O Sinagências, entidade que representa os servidores públicos das agências de regulação, realizou em 31 de julho e 1º de agosto, uma paralisação geral. Os profissionais das 11 agências reguladoras interromperam serviços essenciais para a economia, como fiscalizações em portos, aeroportos, energia elétrica, água e outros serviços regulados, que representam 60% do Produto Interno Bruto (PIB). O sindicato convocou um ato para 13 de agosto, no dia em que se reunirá com técnicos do governo para debater os pleitos salariais.
No Instituto Nacional do Seguro Social (INSS), o s servidores estão de greve desde 10 de julho. No Instituto Brasileiro do Meio Ambiente e dos Recursos Naturais Renováveis (Ibama), os servidores que estavam em greve foram obrigados pela Justiça a voltar ao trabalho. Entretanto, a categoria segue em operação padrão, com redução do ritmo de trabalho.

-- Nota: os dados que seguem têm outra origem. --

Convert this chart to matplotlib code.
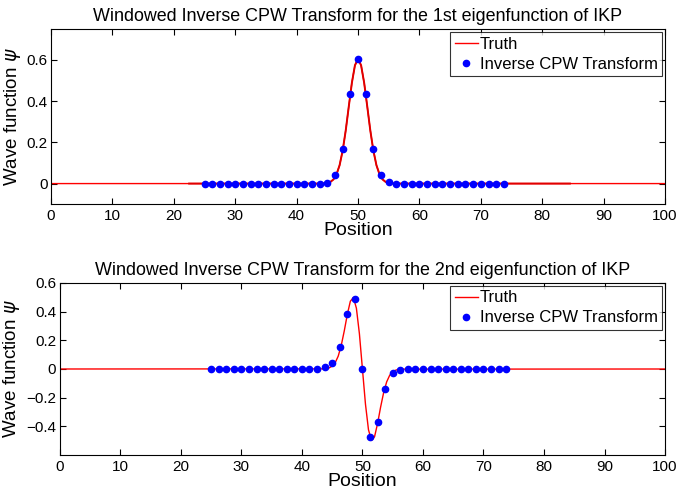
import numpy as np
import matplotlib
matplotlib.use('Agg')
import matplotlib.pyplot as plt

plt.rcParams['font.family'] = ['Liberation Sans', 'DejaVu Sans']

# Truth curves
truth1_x = [0, 44, 44.5, 45, 45.5, 46, 46.5, 47, 47.5, 48, 48.5, 49, 49.5, 50,
            50.5, 51, 51.5, 52, 52.5, 53, 53.5, 54, 54.5, 55, 55.5, 56, 100]
truth1_y = [0, 0.000, 0.001, 0.003, 0.008, 0.020, 0.045, 0.089, 0.160, 0.258, 0.375, 0.489, 0.574, 0.605,
            0.574, 0.489, 0.375, 0.258, 0.160, 0.089, 0.045, 0.020, 0.008, 0.003, 0.001, 0.000, 0]
window1 = [22.5, 84.5]   # darker overlay segment of the truth in the top panel

truth2_x = [0, 43.5, 44, 44.5, 45, 45.5, 46, 46.5, 47, 47.5, 48, 48.5, 49, 49.5, 50,
            50.5, 51, 51.5, 52, 52.5, 53, 53.5, 54, 54.5, 55, 55.5, 56, 56.5, 100]
truth2_y = [0, 0.001, 0.003, 0.008, 0.020, 0.044, 0.090, 0.165, 0.266, 0.380, 0.472, 0.498, 0.424, 0.245, 0,
            -0.245, -0.424, -0.498, -0.472, -0.380, -0.266, -0.165, -0.090, -0.044, -0.020, -0.008, -0.003, -0.001, 0]

# Inverse CPW transform samples
cpw_x = np.arange(25, 75, 1.25)
cpw1 = [0]*15 + [0.0, 0.003, 0.044, 0.168, 0.434, 0.605, 0.434, 0.168, 0.044, 0.006] + [0]*15
cpw2 = [0]*14 + [0.003, 0.012, 0.041, 0.150, 0.384, 0.487, 0.0, -0.471, -0.372, -0.138, -0.030, -0.005] + [0]*14

titles = ['Windowed Inverse CPW Transform for the 1st eigenfunction of IKP',
          'Windowed Inverse CPW Transform for the 2nd eigenfunction of IKP']

fig = plt.figure(figsize=(6.8, 4.92), dpi=100)
ax1 = fig.add_axes([0.075, 0.585, 0.903, 0.356])
ax2 = fig.add_axes([0.088, 0.075, 0.890, 0.350])

# top panel
ax1.plot(truth1_x, truth1_y, color='red', lw=1.0, label='Truth')
tx = np.array(truth1_x)
m = (tx >= window1[0]) & (tx <= window1[1])
ax1.plot(np.r_[window1[0], tx[m], window1[1]], np.r_[0, np.array(truth1_y)[m], 0],
         color='#e00000', lw=1.4)
ax1.plot(cpw_x, cpw1, 'o', color='blue', ms=4.5, mec='blue', label='Inverse CPW Transform')
ax1.set_ylim(-0.1, 0.75)
ax1.set_yticks([0, 0.2, 0.4, 0.6])
ax1.set_yticklabels(['0', '0.2', '0.4', '0.6'])

# bottom panel
ax2.plot(truth2_x, truth2_y, color='red', lw=1.0, label='Truth')
ax2.plot(cpw_x, cpw2, 'o', color='blue', ms=4.5, mec='blue', label='Inverse CPW Transform')
ax2.set_ylim(-0.6, 0.6)
ax2.set_yticks([-0.4, -0.2, 0, 0.2, 0.4, 0.6])
ax2.set_yticklabels(['\u22120.4', '\u22120.2', '0', '0.2', '0.4', '0.6'])

for ax, t in zip([ax1, ax2], titles):
    ax.set_xlim(0, 100)
    ax.set_xticks(range(0, 101, 10))
    ax.tick_params(direction='in', top=True, right=True, labelsize=11, length=4, width=0.8)
    ax.tick_params(axis='y', pad=2.5)
    ax.set_title(t, fontsize=12.9, pad=6)
    ax.set_xlabel('Position', fontsize=14, labelpad=-1)
    ax.set_ylabel('Wave function $\\psi$', fontsize=13.5)
    ax.yaxis.set_label_coords(-0.046 if ax is ax1 else -0.062, 0.5)
    for s in ax.spines.values():
        s.set_linewidth(0.8)
    leg = ax.legend(loc='upper right', fontsize=12, frameon=True, fancybox=False,
                    borderpad=0.25, handlelength=1.4, handletextpad=0.1,
                    labelspacing=0.3, borderaxespad=0.2, numpoints=1)
    leg.get_frame().set_edgecolor('black')
    leg.get_frame().set_linewidth(0.8)

fig.savefig('out.png', dpi=100)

Em outra frente, os servidores do Conselho Nacional de Desenvolvimento Científico e Tecnológico (CNPq) aprovaram na semana passada o “estado de greve”, o que indica que a qualquer momento a categoria pode cruzar os braços.
Servidores divididos
Além da contrariedade do governo, a proposta sobre o BC em tramitação no Congresso sofre resistência de parte dos servidores da própria autoridade monetária. O Sindicato Nacional dos Funcionários do Banco Central (Sinal) promoverá um atocontra a PEC no Senado em 14 de agosto.
Segundo a entidade, a transformação do BC em empresa pode resultar em uma independência total do BC, afastando-o do controle do Executivo, o que poderia favorecer "interesses do capital financeiro em detrimento do controle democrático e da transparência".
“Também seguem latentes os possíveis impactos negativos na vida dos cidadãos, com uma maior fragilidade nos controles, a possibilidade de terceirização de serviços típicos de Estado e a precarização de atividades”, informou o presidente do Sinal, Fabio Faiad.
Por outro lado, a Associação Nacional dos Analistas do BC (ANBCB) defende que a proposta em debate no Congresso representa uma evolução institucional relevante e, se aprovada, beneficiará todo o país.